__Directions__
Transcribe the records below from the first line to the line that includes "(Hright) at (766,343);", inclusive, and omit the pictures.

__Source data__
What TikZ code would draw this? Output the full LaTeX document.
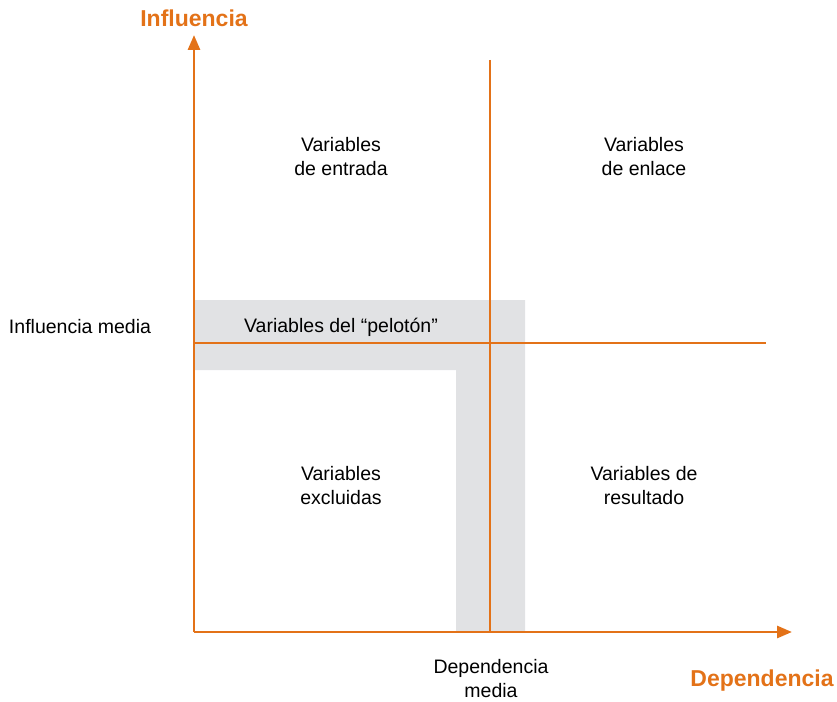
\documentclass[tikz,border=0pt]{standalone}
\usepackage{fontspec}
\setmainfont{Liberation Sans}
\usetikzlibrary{arrows.meta,positioning}
\definecolor{axisorange}{RGB}{227,114,24}
\definecolor{bandgray}{RGB}{225,226,228}

\begin{document}
\begin{tikzpicture}[x=1pt, y=-1pt, line width=2.8pt,
	axis/.style={draw=axisorange, -{Triangle[length=15pt, width=12pt]}},
	mid line/.style={draw=axisorange},
	label node/.style={align=center, font=\fontsize{19.5}{24}\selectfont, inner sep=0pt},
	title node/.style={font=\fontsize{23}{27}\selectfont\bfseries, text=axisorange, inner sep=0pt}]

			\useasboundingbox (0,0) rectangle (837,701);

			% gray band of the "peloton"
			\fill[bandgray] (194,300) -- (525,300) -- (525,632) -- (456,632) -- (456,370) -- (194,370) -- cycle;

			\coordinate (O) at (194,632);
			\coordinate (Ytip) at (194,35);
			\coordinate (Xtip) at (792,632);
			\coordinate (Vtop) at (490,60);
			\coordinate (Vbot) at (490,632);
			\coordinate (Hleft) at (194,343);
			\coordinate (Hright) at (766,343);

			% middle lines
			\draw[mid line] (Vtop) -- (Vbot);
			\draw[mid line] (Hleft) -- (Hright);

			% axes
			\draw[axis] (O) -- (Ytip);
			\draw[axis] (O) -- (Xtip);

			\node[title node] (1) at (194,18) {Influencia};
			\node[title node] (2) at (762,681) {Dependencia};

			\node[label node] (3) at (341,157) {Variables\\de entrada};
			\node[label node] (4) at (644,157) {Variables\\de enlace};
			\node[label node] (5) at (341,327) {Variables del “pelotón”};
			\node[label node] (6) at (80,327) {Influencia media};
			\node[label node] (7) at (341,486) {Variables\\excluidas};
			\node[label node] (8) at (644,486) {Variables de\\resultado};
			\node[label node] (9) at (491,679) {Dependencia\\media};

		\end{tikzpicture}
\end{document}
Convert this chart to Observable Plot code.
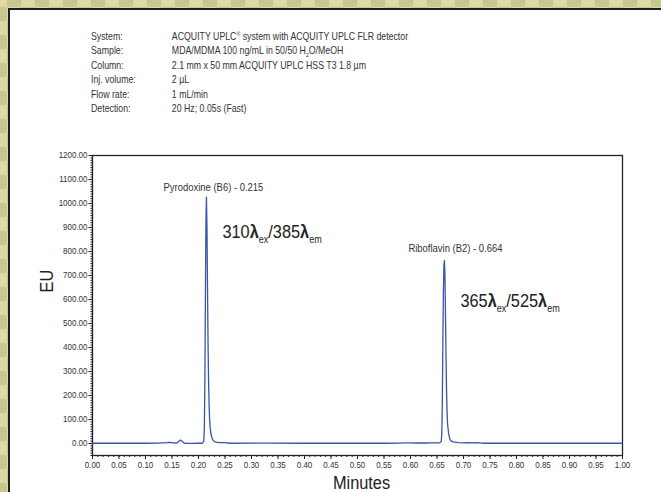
<!DOCTYPE html>
<html>
<head>
<meta charset="utf-8">
<script src="https://cdn.jsdelivr.net/npm/d3@7"></script>
<script src="https://cdn.jsdelivr.net/npm/@observablehq/plot@0.6"></script>
<style>
  html, body { margin: 0; padding: 0; }
  body { width: 661px; height: 492px; overflow: hidden; }
  #page {
    position: relative; width: 661px; height: 492px;
    background-color: #dcdaa2;
    background-image: conic-gradient(#c9c68f 25%, #dcdaa2 0 50%, #c9c68f 0 75%, #dcdaa2 0);
    background-size: 28px 28px;
    background-position: 7px 7px;
    font-family: "Liberation Sans", Arial, sans-serif;
  }
  #panel {
    position: absolute; left: 8px; top: 8px; right: 0; bottom: 0;
    background: #fff;
    border-left: 2px solid #1d1d26; border-top: 2px solid #1d1d26;
  }
  #meta {
    position: absolute; left: 91px; top: 30px;
    font-size: 10.2px; color: #333; line-height: 14.4px;
    transform: scaleX(0.86); transform-origin: 0 0;
  }
  #meta .row { display: flex; white-space: nowrap; height: 14.4px; }
  #meta .k { width: 94px; }
  #meta sup, #meta sub { font-size: 6px; line-height: 0; }
  #chart { position: absolute; left: 0; top: 130px; }
  #chart svg { overflow: visible; }
</style>
</head>
<body>
<div id="page">
  <div id="panel"></div>
  <div id="meta"></div>
  <div id="chart"></div>
</div>
<script>
// ---- Header (method conditions)
const metaKeys = ["System:", "Sample:", "Column:", "Inj. volume:", "Flow rate:", "Detection:"];
const metaVals = [
  "ACQUITY UPLC<sup>®</sup> system with ACQUITY UPLC FLR detector",
  "MDA/MDMA 100 ng/mL in 50/50 H<sub>2</sub>O/MeOH",
  "2.1 mm x 50 mm ACQUITY UPLC HSS T3 1.8 µm",
  "2 µL",
  "1 mL/min",
  "20 Hz; 0.05s (Fast)"
];

// ---- Chromatogram trace (minutes, EU)
const traceTime = [
  0.000, 0.050, 0.100, 0.125, 0.130, 0.135, 0.140, 0.145, 0.150, 0.155,
  0.160, 0.163, 0.166, 0.169, 0.172, 0.175, 0.180, 0.190, 0.200, 0.205,
  0.208, 0.210, 0.211, 0.212, 0.213, 0.214, 0.215, 0.216, 0.217, 0.218,
  0.219, 0.220, 0.221, 0.222, 0.224, 0.226, 0.228, 0.230, 0.235, 0.240,
  0.245, 0.250, 0.255, 0.260, 0.330, 0.400, 0.550, 0.580, 0.590, 0.600,
  0.610, 0.620, 0.630, 0.640, 0.650, 0.655, 0.658, 0.659, 0.660, 0.661,
  0.662, 0.663, 0.664, 0.665, 0.666, 0.667, 0.668, 0.669, 0.670, 0.672,
  0.674, 0.676, 0.680, 0.690, 0.700, 0.710, 0.720, 0.725, 0.730, 0.740,
  0.800, 0.900, 1.000
];
const traceEU = [
  1, 1, 1, 1.5, 3, 3, 3.5, 5, 4, 2,
  3, 9, 14, 9, 3, 1, 0.5, 0.5, 1, 1,
  2, 10, 60, 250, 600, 920, 1026, 900, 650, 420,
  260, 160, 100, 65, 35, 20, 12, 8, 5, 4,
  4, 4, 2, 1, 1.5, 1, 1, 1.5, 3, 2.5,
  2, 2.5, 2, 2.5, 3, 3, 8, 40, 160, 400,
  620, 740, 762, 700, 540, 360, 220, 130, 80, 40,
  20, 12, 7, 4, 3, 3.5, 3, 4, 3, 1,
  1, 1, 1
];

// ---- Peak annotations
const peakTime = [0.215, 0.664];
const peakEU = [1026, 762];
const peakNames = ["Pyrodoxine (B6) - 0.215", "Riboflavin (B2) - 0.664"];
const excite = ["310", "365"];
const emit = ["385", "525"];
const wlEU = [880, 596];

// ---- Axis ticks
const yMajor = d3.range(0, 1201, 100);
const yMinor = d3.range(-50, 1201, 10);
const xMajor = d3.range(0, 21).map(i => i * 0.05);
const xMinor = d3.range(0, 101).map(i => i / 100);

// header
const meta = document.getElementById("meta");
metaKeys.forEach((k, i) => {
  const row = document.createElement("div");
  row.className = "row";
  row.innerHTML = `<span class="k">${k}</span><span class="v">${metaVals[i]}</span>`;
  meta.appendChild(row);
});

const trace = traceTime.map((t, i) => ({t, eu: traceEU[i]}));
const peaks = peakTime.map((t, i) => ({t, eu: peakEU[i], name: peakNames[i], ex: excite[i], em: emit[i], wl: wlEU[i]}));

const font = `"Liberation Sans", Arial, sans-serif`;
const lineColor = "#3b55a6";

const plot = Plot.plot({
  width: 661,
  height: 362,
  marginLeft: 92,
  marginRight: 39,
  marginTop: 25,
  marginBottom: 37,
  style: {background: "transparent", fontFamily: font, color: "#333", overflow: "visible"},
  x: {domain: [0, 1]},
  y: {domain: [-50, 1200]},
  marks: [
    Plot.axisY(yMinor, {tickSize: 1.5, tickFormat: () => "", label: null, stroke: "#222"}),
    Plot.axisY(yMajor, {tickSize: 3.5, tickPadding: 1.5, tickFormat: d3.format(".2f"), label: null, fontSize: 9.3, stroke: "#222", fill: "#333"}),
    Plot.axisX(xMinor, {tickSize: 2, tickFormat: () => "", label: null, stroke: "#222"}),
    Plot.axisX(xMajor, {tickSize: 4, tickPadding: 2, tickFormat: d3.format(".2f"), label: null, fontSize: 9.3, stroke: "#222", fill: "#333"}),
    Plot.frame({stroke: "#222", strokeWidth: 1.3}),
    Plot.line(trace, {x: "t", y: "eu", stroke: lineColor, strokeWidth: 1.3}),
    Plot.text(peaks.slice(0, 1), {x: "t", y: "eu", text: "name", dx: 7, dy: -10, fontSize: 11, fill: "#333"}),
    Plot.text(peaks.slice(1, 2), {x: "t", y: "eu", text: "name", dx: 11, dy: -12, fontSize: 11, fill: "#333"}),
    Plot.text(peaks, {x: "t", y: "wl", text: d => `${d.ex}λex/${d.em}λem`, textAnchor: "start", dx: 16, fontSize: 19, fill: "#222", className: "wl"}),
    Plot.text(["EU"], {frameAnchor: "left", rotate: -90, dx: -46, dy: -13, fontSize: 19, fill: "#222"}),
    Plot.text(["Minutes"], {frameAnchor: "bottom", lineAnchor: "middle", dy: 27, dx: 4, fontSize: 19, fill: "#222"})
  ]
});

document.getElementById("chart").appendChild(plot);

// Subscripted wavelength labels (ex / em)
d3.select(plot).selectAll("g.wl text").each(function(i) {
  const d = peaks[typeof i === "number" ? i : 0];
  const t = d3.select(this);
  t.text(null);
  t.append("tspan").text(d.ex);
  t.append("tspan").text("λ").attr("font-weight", "bold");
  t.append("tspan").text("ex").attr("font-size", 10.5).attr("dy", 5);
  t.append("tspan").text("/" + d.em).attr("dy", -5);
  t.append("tspan").text("λ").attr("font-weight", "bold");
  t.append("tspan").text("em").attr("font-size", 10.5).attr("dy", 5);
});

// Condensed look of the original typeface: squeeze each text along its baseline
plot.querySelectorAll("text").forEach(t => {
  const tr = t.getAttribute("transform");
  if (tr && !t.hasAttribute("x")) t.setAttribute("transform", tr + " scale(0.86,1)");
});
</script>
</body>
</html>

__Full output__
What TikZ code would draw this? Output the full LaTeX document.
\documentclass[tikz,border=0pt]{standalone}
\usepackage{fontspec}
\setmainfont{Liberation Sans}
\usetikzlibrary{arrows.meta,positioning}
\definecolor{axisorange}{RGB}{227,114,24}
\definecolor{bandgray}{RGB}{225,226,228}

\begin{document}
\begin{tikzpicture}[x=1pt, y=-1pt, line width=2.8pt,
	axis/.style={draw=axisorange, -{Triangle[length=15pt, width=12pt]}},
	mid line/.style={draw=axisorange},
	label node/.style={align=center, font=\fontsize{19.5}{24}\selectfont, inner sep=0pt},
	title node/.style={font=\fontsize{23}{27}\selectfont\bfseries, text=axisorange, inner sep=0pt}]

			\useasboundingbox (0,0) rectangle (837,701);

			% gray band of the "peloton"
			\fill[bandgray] (194,300) -- (525,300) -- (525,632) -- (456,632) -- (456,370) -- (194,370) -- cycle;

			\coordinate (O) at (194,632);
			\coordinate (Ytip) at (194,35);
			\coordinate (Xtip) at (792,632);
			\coordinate (Vtop) at (490,60);
			\coordinate (Vbot) at (490,632);
			\coordinate (Hleft) at (194,343);
			\coordinate (Hright) at (766,343);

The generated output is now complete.